> **WRITTEN TASK**: Return the material exactly as supplied, apart from the pictures, which are omitted.

> **STORED DATA**:
····················

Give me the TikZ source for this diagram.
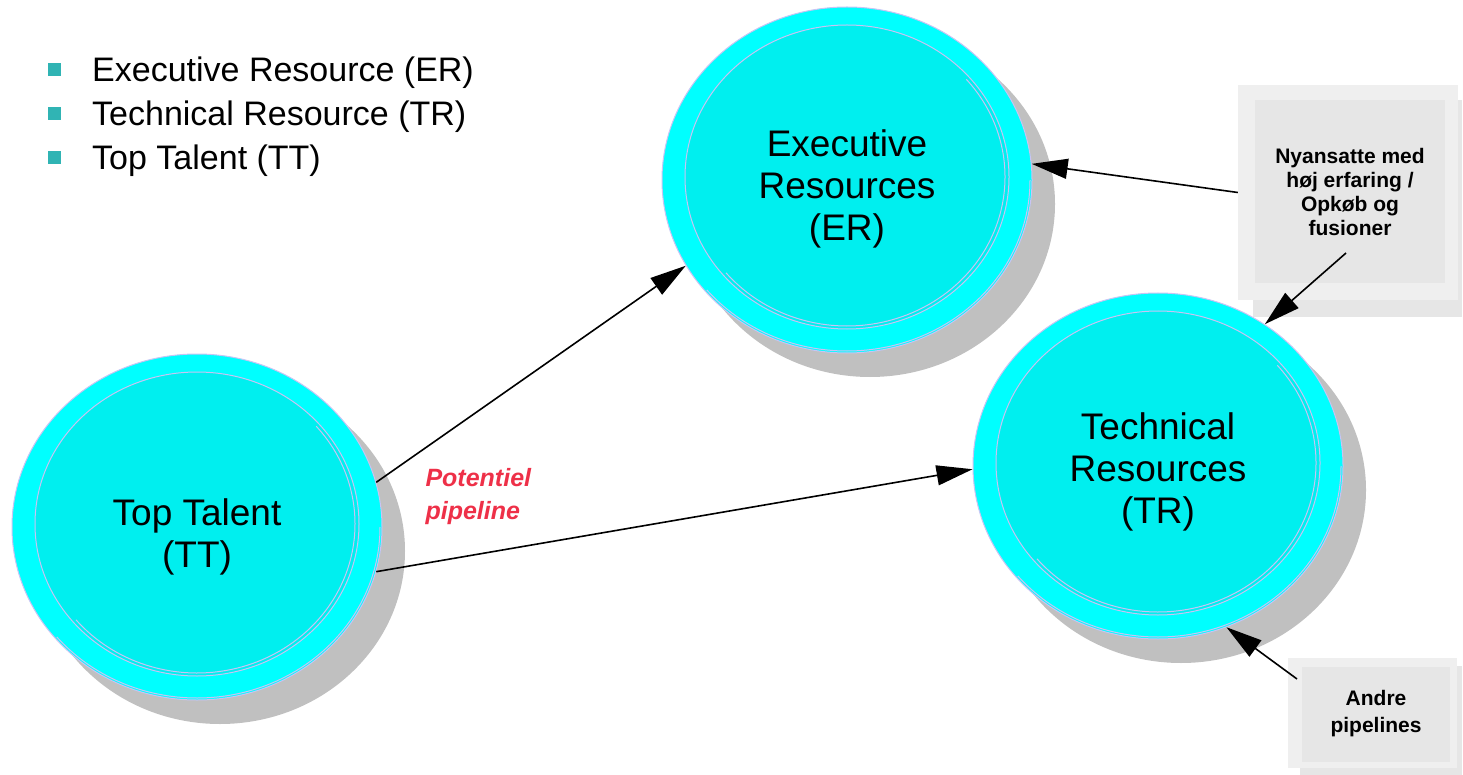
\documentclass[tikz,border=0pt]{standalone}
\usepackage{fontspec}
\setmainfont{Liberation Sans}
\usetikzlibrary{shapes.geometric,arrows.meta,positioning}

\definecolor{ringcyan}{HTML}{00FFFF}
\definecolor{corecyan}{HTML}{00EFEF}
\definecolor{ringedge}{HTML}{C8C4F4}
\definecolor{shadegray}{HTML}{C0C0C0}
\definecolor{boxlight}{HTML}{EFEFEF}
\definecolor{boxmid}{HTML}{E6E6E6}
\definecolor{bullteal}{HTML}{30B4B4}
\definecolor{pipered}{HTML}{EE3048}

\begin{document}
\begin{tikzpicture}[x=1pt,y=-1pt,
  ringshade/.style={ellipse,fill=shadegray,minimum width=370pt,minimum height=346pt,inner sep=0pt},
  ring/.style={ellipse,fill=ringcyan,draw=ringedge,line width=1pt,minimum width=370pt,minimum height=346pt,inner sep=0pt},
  core/.style={ellipse,fill=corecyan,draw=ringedge,line width=1pt,minimum width=324pt,minimum height=304pt,inner sep=0pt},
  ringtext/.style={align=center,font=\fontsize{37}{42}\selectfont},
  boxshade/.style={fill=boxmid,inner sep=0pt},
  boxface/.style={fill=boxlight,inner sep=0pt},
  boxcore/.style={fill=boxmid,inner sep=0pt,align=center,font=\fontsize{21}{24}\selectfont\bfseries},
  bulletmark/.style={fill=bullteal,minimum size=13pt,inner sep=0pt},
  bulletitem/.style={anchor=base west,inner sep=0pt,font=\fontsize{34}{40}\selectfont},
  link/.style={line width=1.6pt,-{Triangle[length=36pt,width=20pt]}}]

  \useasboundingbox (0,0) rectangle (1463,775);

  % bullet list
  \foreach \nm/\y/\txt in {er/70/Executive Resource (ER),tr/114/Technical Resource (TR),tt/158/Top Talent (TT)}{
    \node[bulletmark] (\nm Mark) at (54.5,\y) {};
    \node[bulletitem] (\nm Item) at (92,\y+12) {\txt};
  }

  % the three pools
  \foreach \nm/\cx/\cy in {tt/197/527,er/847/180,tr/1158/466}{
    \node[ringshade] (\nm Shade) at (\cx+23,\cy+24) {};
    \node[ring] (\nm) at (\cx,\cy) {};
    \draw[ringedge,line width=1pt] (\cx,\cy) ++(0:183 and 171) arc[start angle=0,end angle=140,x radius=183,y radius=171];
    \node[core] (\nm Core) at (\cx,\cy-3) {};
    \draw[ringedge,line width=1pt] (\cx,\cy-3) ++(-41:158 and 149) arc[start angle=-41,end angle=140,x radius=158,y radius=149];
  }
  \node[ringtext] (ttText) at (197,537) {Top Talent\\(TT)};
  \node[ringtext] (erText) at (847,189) {Executive\\Resources\\(ER)};
  \node[ringtext] (trText) at (1158,472) {Technical\\Resources\\(TR)};

  % boxes on the right
  \node[boxshade,minimum width=209pt,minimum height=217pt] (nyShade) at (1357.5,208.5) {};
  \node[boxface,minimum width=220pt,minimum height=215pt] (nyBox) at (1348,192.5) {};
  \node[boxcore,minimum width=190pt,minimum height=183pt] (nyText) at (1350,191.5) {Nyansatte med\\høj erfaring /\\Opkøb og\\fusioner};
  \node[boxshade,minimum width=162pt,minimum height=109pt] (andreShade) at (1381,720.5) {};
  \node[boxface,minimum width=169pt,minimum height=110pt] (andreBox) at (1372.5,713) {};
  \node[boxcore,minimum width=148pt,minimum height=95pt,font=\fontsize{21}{27}\selectfont\bfseries] (andreText) at (1376,714) {Andre\\pipelines};
  \coordinate (nyTail) at (1346,253);
  \coordinate (andreTail) at (1297,679);

  \node[align=left,anchor=west,text=pipered,font=\fontsize{25}{33}\selectfont\bfseries\itshape] (pipeNote) at (422,497) {Potentiel\\pipeline};

  % arrows
  \draw[link] (tt.14) -- (er.208);
  \draw[link] (tt.-14) -- (tr.181);
  \draw[link] (nyBox.west) -- (er.5);
  \draw[link] (nyTail) -- (tr.53);
  \draw[link] (andreTail) -- (tr.-67);
\end{tikzpicture}
\end{document}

····················

> **ANSWER IN FULL**:
Give me the TikZ source for this diagram.
\documentclass[tikz,border=0pt]{standalone}
\usepackage{fontspec}
\setmainfont{Liberation Sans}
\usetikzlibrary{shapes.geometric,arrows.meta,positioning}

\definecolor{ringcyan}{HTML}{00FFFF}
\definecolor{corecyan}{HTML}{00EFEF}
\definecolor{ringedge}{HTML}{C8C4F4}
\definecolor{shadegray}{HTML}{C0C0C0}
\definecolor{boxlight}{HTML}{EFEFEF}
\definecolor{boxmid}{HTML}{E6E6E6}
\definecolor{bullteal}{HTML}{30B4B4}
\definecolor{pipered}{HTML}{EE3048}

\begin{document}
\begin{tikzpicture}[x=1pt,y=-1pt,
  ringshade/.style={ellipse,fill=shadegray,minimum width=370pt,minimum height=346pt,inner sep=0pt},
  ring/.style={ellipse,fill=ringcyan,draw=ringedge,line width=1pt,minimum width=370pt,minimum height=346pt,inner sep=0pt},
  core/.style={ellipse,fill=corecyan,draw=ringedge,line width=1pt,minimum width=324pt,minimum height=304pt,inner sep=0pt},
  ringtext/.style={align=center,font=\fontsize{37}{42}\selectfont},
  boxshade/.style={fill=boxmid,inner sep=0pt},
  boxface/.style={fill=boxlight,inner sep=0pt},
  boxcore/.style={fill=boxmid,inner sep=0pt,align=center,font=\fontsize{21}{24}\selectfont\bfseries},
  bulletmark/.style={fill=bullteal,minimum size=13pt,inner sep=0pt},
  bulletitem/.style={anchor=base west,inner sep=0pt,font=\fontsize{34}{40}\selectfont},
  link/.style={line width=1.6pt,-{Triangle[length=36pt,width=20pt]}}]

  \useasboundingbox (0,0) rectangle (1463,775);

  % bullet list
  \foreach \nm/\y/\txt in {er/70/Executive Resource (ER),tr/114/Technical Resource (TR),tt/158/Top Talent (TT)}{
    \node[bulletmark] (\nm Mark) at (54.5,\y) {};
    \node[bulletitem] (\nm Item) at (92,\y+12) {\txt};
  }

  % the three pools
  \foreach \nm/\cx/\cy in {tt/197/527,er/847/180,tr/1158/466}{
    \node[ringshade] (\nm Shade) at (\cx+23,\cy+24) {};
    \node[ring] (\nm) at (\cx,\cy) {};
    \draw[ringedge,line width=1pt] (\cx,\cy) ++(0:183 and 171) arc[start angle=0,end angle=140,x radius=183,y radius=171];
    \node[core] (\nm Core) at (\cx,\cy-3) {};
    \draw[ringedge,line width=1pt] (\cx,\cy-3) ++(-41:158 and 149) arc[start angle=-41,end angle=140,x radius=158,y radius=149];
  }
  \node[ringtext] (ttText) at (197,537) {Top Talent\\(TT)};
  \node[ringtext] (erText) at (847,189) {Executive\\Resources\\(ER)};
  \node[ringtext] (trText) at (1158,472) {Technical\\Resources\\(TR)};

  % boxes on the right
  \node[boxshade,minimum width=209pt,minimum height=217pt] (nyShade) at (1357.5,208.5) {};
  \node[boxface,minimum width=220pt,minimum height=215pt] (nyBox) at (1348,192.5) {};
  \node[boxcore,minimum width=190pt,minimum height=183pt] (nyText) at (1350,191.5) {Nyansatte med\\høj erfaring /\\Opkøb og\\fusioner};
  \node[boxshade,minimum width=162pt,minimum height=109pt] (andreShade) at (1381,720.5) {};
  \node[boxface,minimum width=169pt,minimum height=110pt] (andreBox) at (1372.5,713) {};
  \node[boxcore,minimum width=148pt,minimum height=95pt,font=\fontsize{21}{27}\selectfont\bfseries] (andreText) at (1376,714) {Andre\\pipelines};
  \coordinate (nyTail) at (1346,253);
  \coordinate (andreTail) at (1297,679);

  \node[align=left,anchor=west,text=pipered,font=\fontsize{25}{33}\selectfont\bfseries\itshape] (pipeNote) at (422,497) {Potentiel\\pipeline};

  % arrows
  \draw[link] (tt.14) -- (er.208);
  \draw[link] (tt.-14) -- (tr.181);
  \draw[link] (nyBox.west) -- (er.5);
  \draw[link] (nyTail) -- (tr.53);
  \draw[link] (andreTail) -- (tr.-67);
\end{tikzpicture}
\end{document}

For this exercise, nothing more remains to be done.